Mortemer Abbey (L'Abbaye de Mortemer, /fr/) is a former Cistercian monastery in the Forest of Lyons between the present Lyons-la-Forêt and Lisors, some 34 km southeast of Rouen in the department of Eure. It is located on the territory of the commune of Lisors.

==History==
It was originally built in 1134 on land presented as a gift to the Cistercians by Henry I of England. The stagnant water of the drainage lake, dug out by the monks to dry up the marshy land around the quick-running Fouillebroc stream, was called the "dead pond" - in French "morte mare" - and gave the monastery its name. The monks constructed what was then one of the largest Cistercian monastery in the world.

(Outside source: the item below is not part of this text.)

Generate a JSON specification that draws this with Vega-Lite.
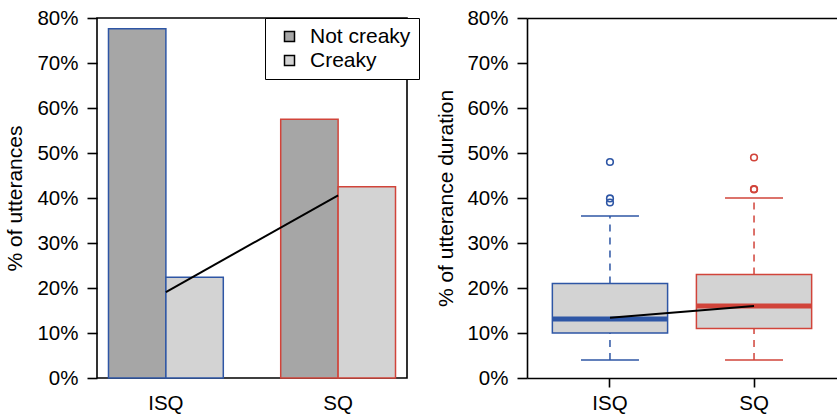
{
  "$schema": "https://vega.github.io/schema/vega-lite/v6.json",
  "autosize": {"type": "pad"},
  "padding": {"left": 3, "top": 7, "right": 0, "bottom": 0},
  "background": "white",
  "bounds": "flush",
  "spacing": 120,
  "config": {
    "font": "Liberation Sans",
    "view": {"stroke": "black", "strokeWidth": 1.6},
    "axis": {
      "labelFont": "Liberation Sans",
      "labelFontSize": 20.5,
      "labelColor": "black",
      "titleFont": "Liberation Sans",
      "titleFontSize": 21,
      "titleFontWeight": "normal",
      "titleColor": "black",
      "tickColor": "black",
      "tickWidth": 1.6,
      "domainColor": "black",
      "domainWidth": 1.6,
      "grid": false
    },
    "legend": {"labelFont": "Liberation Sans"}
  },
  "datasets": {
    "bars": [
      {"group": "ISQ", "type": "Not creaky", "pct": 77.6},
      {"group": "ISQ", "type": "Creaky", "pct": 22.4},
      {"group": "SQ", "type": "Not creaky", "pct": 57.5},
      {"group": "SQ", "type": "Creaky", "pct": 42.5}
    ],
    "trend1": [
      {"group": "ISQ", "pct": 19.1},
      {"group": "SQ", "pct": 40.6}
    ],
    "boxes": [
      {"group": "ISQ", "lower": 4, "q1": 10, "median": 13.1, "q3": 21, "upper": 36},
      {"group": "SQ", "lower": 4, "q1": 11, "median": 16, "q3": 23, "upper": 40}
    ],
    "outliers": [
      {"group": "ISQ", "value": 48},
      {"group": "ISQ", "value": 39.9},
      {"group": "ISQ", "value": 39.0},
      {"group": "SQ", "value": 49},
      {"group": "SQ", "value": 42},
      {"group": "SQ", "value": 41.9}
    ],
    "trend2": [
      {"group": "ISQ", "pct": 13.4},
      {"group": "SQ", "pct": 16.0}
    ]
  },
  "resolve": {"scale": {"fill": "independent", "stroke": "independent", "x": "independent", "y": "independent"}, "legend": {"fill": "independent"}},
  "hconcat": [
    {
      "width": 310,
      "height": 360,
      "layer": [
        {
          "data": {"name": "bars"},
          "mark": {"type": "bar", "strokeWidth": 1.5},
          "encoding": {
            "x": {"field": "group", "type": "nominal", "sort": ["ISQ", "SQ"],
              "scale": {"paddingInner": 0.3333, "paddingOuter": 0.0667},
              "axis": {"title": null, "labelAngle": 0, "ticks": false, "tickSize": 0, "domain": false, "labelPadding": 15}},
            "xOffset": {"field": "type", "type": "nominal", "sort": ["Not creaky", "Creaky"],
              "scale": {"paddingInner": 0, "paddingOuter": 0}},
            "y": {"field": "pct", "type": "quantitative",
              "scale": {"domain": [0, 80], "nice": false, "zero": true},
              "axis": {"title": "% of utterances", "values": [0, 10, 20, 30, 40, 50, 60, 70, 80],
                "labelExpr": "datum.value + '%'", "tickSize": 10, "labelPadding": 9, "domain": false,
                "titleX": -72, "titleY": 180, "titleAngle": -90, "titleBaseline": "bottom", "titleAlign": "center"}},
            "fill": {"field": "type", "type": "nominal",
              "scale": {"domain": ["Not creaky", "Creaky"], "range": ["#A6A6A6", "#D3D3D3"]},
              "legend": {"title": null, "orient": "none", "legendX": 168, "legendY": 0,
                "strokeColor": "black", "fillColor": "white",
                "padding": 8, "symbolType": "square", "symbolSize": 100,
                "symbolStrokeColor": "black", "symbolStrokeWidth": 1.5,
                "symbolOffset": 6, "labelFontSize": 21, "labelColor": "black",
                "labelOffset": 10, "rowPadding": 2}},
            "stroke": {"field": "group", "type": "nominal",
              "scale": {"domain": ["ISQ", "SQ"], "range": ["#2E56A5", "#D1443A"]}, "legend": null}
          }
        },
        {
          "data": {"name": "trend1"},
          "mark": {"type": "line", "color": "black", "strokeWidth": 2},
          "encoding": {
            "x": {"field": "group", "type": "nominal", "sort": ["ISQ", "SQ"]},
            "y": {"field": "pct", "type": "quantitative"}
          }
        }
      ]
    },
    {
      "width": 310,
      "height": 360,
      "view": {"stroke": null},
      "resolve": {"axis": {"x": "independent"}},
      "layer": [
        {
          "data": {"name": "boxes"},
          "mark": {"type": "rule", "strokeDash": [7, 6], "strokeWidth": 1.5},
          "encoding": {
            "x": {"field": "group", "type": "nominal", "sort": ["ISQ", "SQ"],
              "scale": {"paddingInner": 0.2, "paddingOuter": 0.176},
              "axis": {"title": null, "labelAngle": 0, "tickSize": 9, "labelPadding": 6, "domain": true}},
            "y": {"field": "q3", "type": "quantitative",
              "scale": {"domain": [0, 80], "nice": false, "zero": true},
              "axis": {"title": "% of utterance duration", "values": [0, 10, 20, 30, 40, 50, 60, 70, 80],
                "labelExpr": "datum.value + '%'", "tickSize": 10, "labelPadding": 9, "domain": true,
                "titleX": -71, "titleY": 180, "titleAngle": -90, "titleBaseline": "bottom", "titleAlign": "center"}},
            "y2": {"field": "upper"},
            "stroke": {"field": "group", "type": "nominal",
              "scale": {"domain": ["ISQ", "SQ"], "range": ["#2E56A5", "#D1443A"]}, "legend": null}
          }
        },
        {
          "data": {"name": "boxes"},
          "mark": {"type": "rule", "strokeDash": [7, 6], "strokeWidth": 1.5},
          "encoding": {
            "x": {"field": "group", "type": "nominal", "sort": ["ISQ", "SQ"], "axis": null},
            "y": {"field": "lower", "type": "quantitative"},
            "y2": {"field": "q1"},
            "stroke": {"field": "group", "type": "nominal", "legend": null}
          }
        },
        {
          "data": {"name": "boxes"},
          "mark": {"type": "tick", "size": 58, "thickness": 1.5, "opacity": 1},
          "encoding": {
            "x": {"field": "group", "type": "nominal", "sort": ["ISQ", "SQ"], "axis": null},
            "y": {"field": "upper", "type": "quantitative"},
            "color": {"field": "group", "type": "nominal",
              "scale": {"domain": ["ISQ", "SQ"], "range": ["#2E56A5", "#D1443A"]}, "legend": null}
          }
        },
        {
          "data": {"name": "boxes"},
          "mark": {"type": "tick", "size": 58, "thickness": 1.5, "opacity": 1},
          "encoding": {
            "x": {"field": "group", "type": "nominal", "sort": ["ISQ", "SQ"], "axis": null},
            "y": {"field": "lower", "type": "quantitative"},
            "color": {"field": "group", "type": "nominal", "legend": null}
          }
        },
        {
          "data": {"name": "boxes"},
          "mark": {"type": "bar", "fill": "#D3D3D3", "strokeWidth": 1.5},
          "encoding": {
            "x": {"field": "group", "type": "nominal", "sort": ["ISQ", "SQ"], "axis": null},
            "y": {"field": "q1", "type": "quantitative"},
            "y2": {"field": "q3"},
            "stroke": {"field": "group", "type": "nominal", "legend": null}
          }
        },
        {
          "data": {"name": "boxes"},
          "mark": {"type": "tick", "size": 114, "thickness": 5, "opacity": 1},
          "encoding": {
            "x": {"field": "group", "type": "nominal", "sort": ["ISQ", "SQ"], "axis": null},
            "y": {"field": "median", "type": "quantitative"},
            "color": {"field": "group", "type": "nominal", "legend": null}
          }
        },
        {
          "data": {"name": "outliers"},
          "mark": {"type": "point", "shape": "circle", "filled": false, "size": 44, "strokeWidth": 1.6, "opacity": 1},
          "encoding": {
            "x": {"field": "group", "type": "nominal", "sort": ["ISQ", "SQ"], "axis": null},
            "y": {"field": "value", "type": "quantitative"},
            "color": {"field": "group", "type": "nominal", "legend": null}
          }
        },
        {
          "data": {"name": "trend2"},
          "mark": {"type": "line", "color": "black", "strokeWidth": 2},
          "encoding": {
            "x": {"field": "group", "type": "nominal", "sort": ["ISQ", "SQ"],
              "axis": {"orient": "top", "labels": false, "ticks": false, "domain": true, "title": null}},
            "y": {"field": "pct", "type": "quantitative"}
          }
        }
      ]
    }
  ]
}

Over the centuries, the abbey fell into decline and disrepair. It was rebuilt in the 17th century, but the decline was irreversible and by 1790, when it was dissolved in the course of the French Revolution, only five monks remained.

==Buildings==

The 12th-century buildings were already more or less derelict by the time of the French Revolution, and subsequent use as a convenient source of cut stone for local construction reduced them to little more than a ruin. Apart from the cloisters, which are relatively intact, there remains only a shell.

The 17th-century buildings by contrast are well preserved and open to visitors, with guided tours available most of the year.

The abbey site also has a well-maintained 17th-century dovecote, which was also used as a gaol house in the 18th and 19th centuries.

==Legends==
There are a number of legends and ghost stories relating to the abbey. Matilda of England was forced by her father Henry I to stay in a room in the abbey for 5 years. After her death in Rouen, she is said to have come back to haunt the place. Her ghost is known as The White Lady. Visitors to the abbey have reported hearing strange noises and feeling a strange presence.

Four monks were murdered during the French Revolution and their ghosts are also said to haunt the abbey. If you meet a cat in the ruins, it is alleged to be a Goblin cat (eul cat goublin), guarding the treasure of the abbey. There are a number of other legends, giving the abbey the nickname of as most haunted abbey in France.